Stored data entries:
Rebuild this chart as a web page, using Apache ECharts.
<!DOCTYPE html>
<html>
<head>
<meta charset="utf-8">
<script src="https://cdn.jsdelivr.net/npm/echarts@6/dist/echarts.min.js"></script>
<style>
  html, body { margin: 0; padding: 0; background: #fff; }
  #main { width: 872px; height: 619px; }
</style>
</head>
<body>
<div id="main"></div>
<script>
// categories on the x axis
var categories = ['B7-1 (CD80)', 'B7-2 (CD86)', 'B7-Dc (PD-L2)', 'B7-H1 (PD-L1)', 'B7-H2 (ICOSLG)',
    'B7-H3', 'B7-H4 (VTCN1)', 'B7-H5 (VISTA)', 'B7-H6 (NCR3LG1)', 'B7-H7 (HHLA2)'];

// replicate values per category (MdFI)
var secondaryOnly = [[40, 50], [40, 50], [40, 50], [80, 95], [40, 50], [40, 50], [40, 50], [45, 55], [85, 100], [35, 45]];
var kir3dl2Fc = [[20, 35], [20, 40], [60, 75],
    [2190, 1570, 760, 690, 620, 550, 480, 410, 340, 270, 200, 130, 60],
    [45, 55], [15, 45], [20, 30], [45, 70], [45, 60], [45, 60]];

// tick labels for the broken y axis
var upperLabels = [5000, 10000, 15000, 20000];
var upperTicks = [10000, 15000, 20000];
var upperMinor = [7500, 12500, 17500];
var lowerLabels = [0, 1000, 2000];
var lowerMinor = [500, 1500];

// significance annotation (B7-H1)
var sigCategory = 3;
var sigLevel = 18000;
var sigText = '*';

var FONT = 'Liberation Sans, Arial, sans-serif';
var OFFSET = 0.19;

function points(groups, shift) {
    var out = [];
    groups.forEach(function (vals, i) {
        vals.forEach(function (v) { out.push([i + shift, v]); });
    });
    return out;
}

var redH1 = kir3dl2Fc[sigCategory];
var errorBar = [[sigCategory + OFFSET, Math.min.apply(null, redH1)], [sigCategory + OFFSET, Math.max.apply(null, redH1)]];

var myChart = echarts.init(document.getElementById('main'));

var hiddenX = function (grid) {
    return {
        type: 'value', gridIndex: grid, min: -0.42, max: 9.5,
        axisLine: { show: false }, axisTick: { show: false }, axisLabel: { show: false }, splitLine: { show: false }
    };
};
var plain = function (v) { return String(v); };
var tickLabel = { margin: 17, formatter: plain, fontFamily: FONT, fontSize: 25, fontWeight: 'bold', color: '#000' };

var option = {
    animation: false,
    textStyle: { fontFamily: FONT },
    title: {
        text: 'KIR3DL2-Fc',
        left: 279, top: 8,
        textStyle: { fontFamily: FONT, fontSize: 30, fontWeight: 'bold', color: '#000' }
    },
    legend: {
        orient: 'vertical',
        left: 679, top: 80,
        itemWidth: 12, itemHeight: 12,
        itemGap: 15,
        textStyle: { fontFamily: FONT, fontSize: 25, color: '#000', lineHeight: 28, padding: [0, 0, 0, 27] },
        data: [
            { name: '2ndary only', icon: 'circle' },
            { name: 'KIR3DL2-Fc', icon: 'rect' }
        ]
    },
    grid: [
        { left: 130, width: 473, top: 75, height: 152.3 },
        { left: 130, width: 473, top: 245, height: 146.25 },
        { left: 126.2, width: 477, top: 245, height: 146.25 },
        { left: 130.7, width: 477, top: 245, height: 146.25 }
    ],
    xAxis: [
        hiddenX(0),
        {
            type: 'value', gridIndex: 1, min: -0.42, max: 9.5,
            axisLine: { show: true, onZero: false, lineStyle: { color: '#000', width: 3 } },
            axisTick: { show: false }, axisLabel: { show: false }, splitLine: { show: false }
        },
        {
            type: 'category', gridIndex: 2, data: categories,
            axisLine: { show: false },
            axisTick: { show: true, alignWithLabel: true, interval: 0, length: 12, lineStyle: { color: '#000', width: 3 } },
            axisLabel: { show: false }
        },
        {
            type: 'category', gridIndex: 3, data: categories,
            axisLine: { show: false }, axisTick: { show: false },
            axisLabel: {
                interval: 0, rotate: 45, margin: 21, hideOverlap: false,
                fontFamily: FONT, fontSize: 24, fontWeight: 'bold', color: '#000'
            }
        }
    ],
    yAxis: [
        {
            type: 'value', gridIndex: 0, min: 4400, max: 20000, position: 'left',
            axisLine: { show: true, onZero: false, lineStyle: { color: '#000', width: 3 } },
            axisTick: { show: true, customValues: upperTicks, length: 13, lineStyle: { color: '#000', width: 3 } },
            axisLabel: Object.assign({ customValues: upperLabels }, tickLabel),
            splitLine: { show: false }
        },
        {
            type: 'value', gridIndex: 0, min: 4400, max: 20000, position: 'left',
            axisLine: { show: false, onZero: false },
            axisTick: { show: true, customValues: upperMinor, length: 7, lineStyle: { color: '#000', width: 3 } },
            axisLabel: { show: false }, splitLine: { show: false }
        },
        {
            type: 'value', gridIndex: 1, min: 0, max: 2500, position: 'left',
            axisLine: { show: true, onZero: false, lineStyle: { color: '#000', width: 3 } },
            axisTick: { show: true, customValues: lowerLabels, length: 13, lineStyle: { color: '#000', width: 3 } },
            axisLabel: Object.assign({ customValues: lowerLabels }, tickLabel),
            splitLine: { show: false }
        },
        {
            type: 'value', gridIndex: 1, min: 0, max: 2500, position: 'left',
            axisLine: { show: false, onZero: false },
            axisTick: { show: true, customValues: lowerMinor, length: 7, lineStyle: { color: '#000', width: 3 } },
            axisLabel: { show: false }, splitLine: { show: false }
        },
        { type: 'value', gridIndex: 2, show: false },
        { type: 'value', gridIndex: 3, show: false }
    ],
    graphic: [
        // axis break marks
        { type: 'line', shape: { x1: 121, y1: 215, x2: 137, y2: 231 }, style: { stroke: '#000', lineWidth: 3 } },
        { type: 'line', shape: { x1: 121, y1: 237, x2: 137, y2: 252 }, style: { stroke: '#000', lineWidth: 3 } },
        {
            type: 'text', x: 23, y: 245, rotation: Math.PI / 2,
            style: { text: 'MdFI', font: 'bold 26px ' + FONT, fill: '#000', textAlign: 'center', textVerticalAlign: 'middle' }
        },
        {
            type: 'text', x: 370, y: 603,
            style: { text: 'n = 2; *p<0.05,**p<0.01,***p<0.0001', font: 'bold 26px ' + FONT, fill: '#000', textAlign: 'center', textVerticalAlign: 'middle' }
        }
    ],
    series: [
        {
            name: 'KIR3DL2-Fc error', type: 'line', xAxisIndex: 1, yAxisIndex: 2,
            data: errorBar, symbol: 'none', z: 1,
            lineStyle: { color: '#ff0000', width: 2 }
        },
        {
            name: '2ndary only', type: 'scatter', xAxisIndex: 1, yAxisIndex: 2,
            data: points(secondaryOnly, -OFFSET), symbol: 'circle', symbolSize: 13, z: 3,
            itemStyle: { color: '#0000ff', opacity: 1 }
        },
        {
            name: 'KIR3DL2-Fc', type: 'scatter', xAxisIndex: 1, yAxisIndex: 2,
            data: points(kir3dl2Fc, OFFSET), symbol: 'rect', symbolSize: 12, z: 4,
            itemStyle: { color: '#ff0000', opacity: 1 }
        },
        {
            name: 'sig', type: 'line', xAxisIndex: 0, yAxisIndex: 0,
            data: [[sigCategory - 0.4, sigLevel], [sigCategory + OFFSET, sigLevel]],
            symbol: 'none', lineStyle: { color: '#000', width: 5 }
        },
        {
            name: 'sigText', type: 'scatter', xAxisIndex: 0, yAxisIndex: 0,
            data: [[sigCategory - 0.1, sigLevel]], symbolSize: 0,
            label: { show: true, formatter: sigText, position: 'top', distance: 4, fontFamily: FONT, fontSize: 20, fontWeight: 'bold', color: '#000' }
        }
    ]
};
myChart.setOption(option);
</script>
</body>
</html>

==

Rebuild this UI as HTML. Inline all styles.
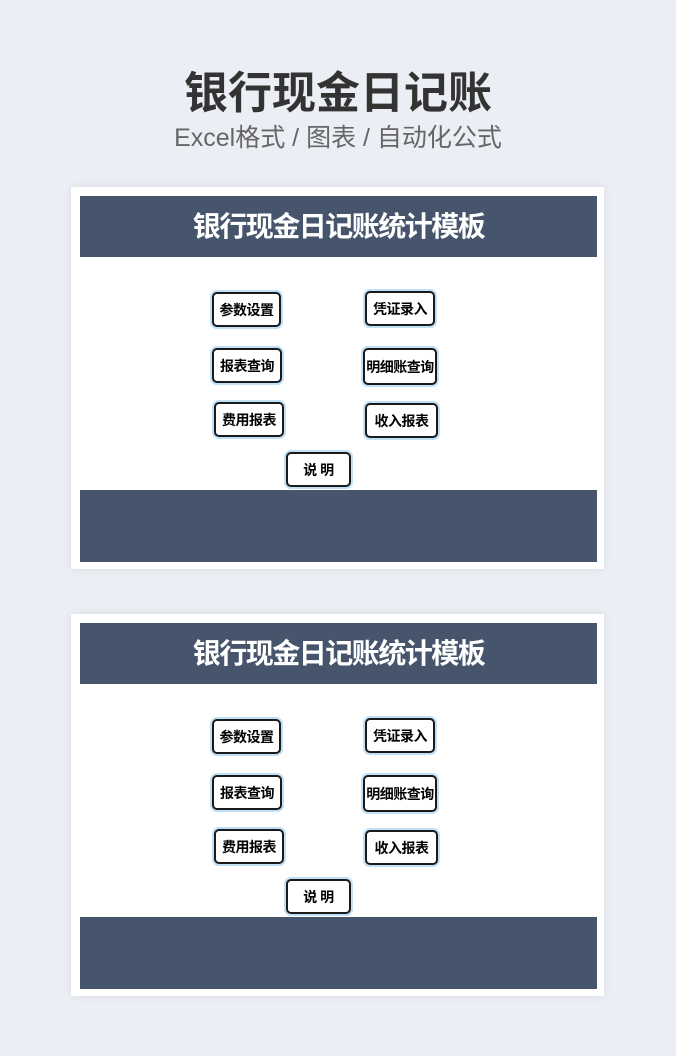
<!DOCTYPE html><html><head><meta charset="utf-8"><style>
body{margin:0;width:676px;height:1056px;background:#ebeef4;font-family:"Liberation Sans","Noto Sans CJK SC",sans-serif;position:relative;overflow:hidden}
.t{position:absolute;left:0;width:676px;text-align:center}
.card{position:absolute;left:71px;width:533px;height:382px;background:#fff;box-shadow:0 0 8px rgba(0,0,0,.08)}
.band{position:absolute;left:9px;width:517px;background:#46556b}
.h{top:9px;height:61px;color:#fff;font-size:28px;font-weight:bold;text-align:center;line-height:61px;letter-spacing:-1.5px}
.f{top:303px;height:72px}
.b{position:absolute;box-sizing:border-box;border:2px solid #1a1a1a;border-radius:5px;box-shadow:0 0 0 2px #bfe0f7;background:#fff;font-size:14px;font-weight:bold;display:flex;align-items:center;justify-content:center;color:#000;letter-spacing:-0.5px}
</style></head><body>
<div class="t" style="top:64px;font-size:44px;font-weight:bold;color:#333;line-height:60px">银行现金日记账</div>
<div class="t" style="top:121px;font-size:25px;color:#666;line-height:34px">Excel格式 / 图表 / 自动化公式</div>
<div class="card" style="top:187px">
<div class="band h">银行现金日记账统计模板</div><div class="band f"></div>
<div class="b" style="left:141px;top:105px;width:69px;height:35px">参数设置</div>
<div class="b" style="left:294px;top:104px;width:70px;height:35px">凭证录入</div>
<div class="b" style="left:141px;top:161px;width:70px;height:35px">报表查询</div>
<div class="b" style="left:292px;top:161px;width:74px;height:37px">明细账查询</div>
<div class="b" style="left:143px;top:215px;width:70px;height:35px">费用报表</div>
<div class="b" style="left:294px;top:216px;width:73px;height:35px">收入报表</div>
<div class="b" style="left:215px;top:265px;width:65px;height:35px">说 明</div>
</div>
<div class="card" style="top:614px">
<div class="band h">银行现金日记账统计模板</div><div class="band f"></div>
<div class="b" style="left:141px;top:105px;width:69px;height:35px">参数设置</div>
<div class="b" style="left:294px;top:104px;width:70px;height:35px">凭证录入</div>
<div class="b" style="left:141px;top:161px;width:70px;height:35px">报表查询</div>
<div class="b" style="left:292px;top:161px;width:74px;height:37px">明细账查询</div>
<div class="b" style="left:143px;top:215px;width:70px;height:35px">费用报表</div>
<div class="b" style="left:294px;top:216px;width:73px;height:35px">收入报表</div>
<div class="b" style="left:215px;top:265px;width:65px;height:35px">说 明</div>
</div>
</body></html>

# [Aim of the task]
Give again, word for word, every line of the listing above from the one with "Rebuild this chart" to the one with "60], [45, 60]];", both inclusive, and nothing beyond them.

# [Problem solution]
Rebuild this chart as a web page, using Apache ECharts.
<!DOCTYPE html>
<html>
<head>
<meta charset="utf-8">
<script src="https://cdn.jsdelivr.net/npm/echarts@6/dist/echarts.min.js"></script>
<style>
  html, body { margin: 0; padding: 0; background: #fff; }
  #main { width: 872px; height: 619px; }
</style>
</head>
<body>
<div id="main"></div>
<script>
// categories on the x axis
var categories = ['B7-1 (CD80)', 'B7-2 (CD86)', 'B7-Dc (PD-L2)', 'B7-H1 (PD-L1)', 'B7-H2 (ICOSLG)',
    'B7-H3', 'B7-H4 (VTCN1)', 'B7-H5 (VISTA)', 'B7-H6 (NCR3LG1)', 'B7-H7 (HHLA2)'];

// replicate values per category (MdFI)
var secondaryOnly = [[40, 50], [40, 50], [40, 50], [80, 95], [40, 50], [40, 50], [40, 50], [45, 55], [85, 100], [35, 45]];
var kir3dl2Fc = [[20, 35], [20, 40], [60, 75],
    [2190, 1570, 760, 690, 620, 550, 480, 410, 340, 270, 200, 130, 60],
    [45, 55], [15, 45], [20, 30], [45, 70], [45, 60], [45, 60]];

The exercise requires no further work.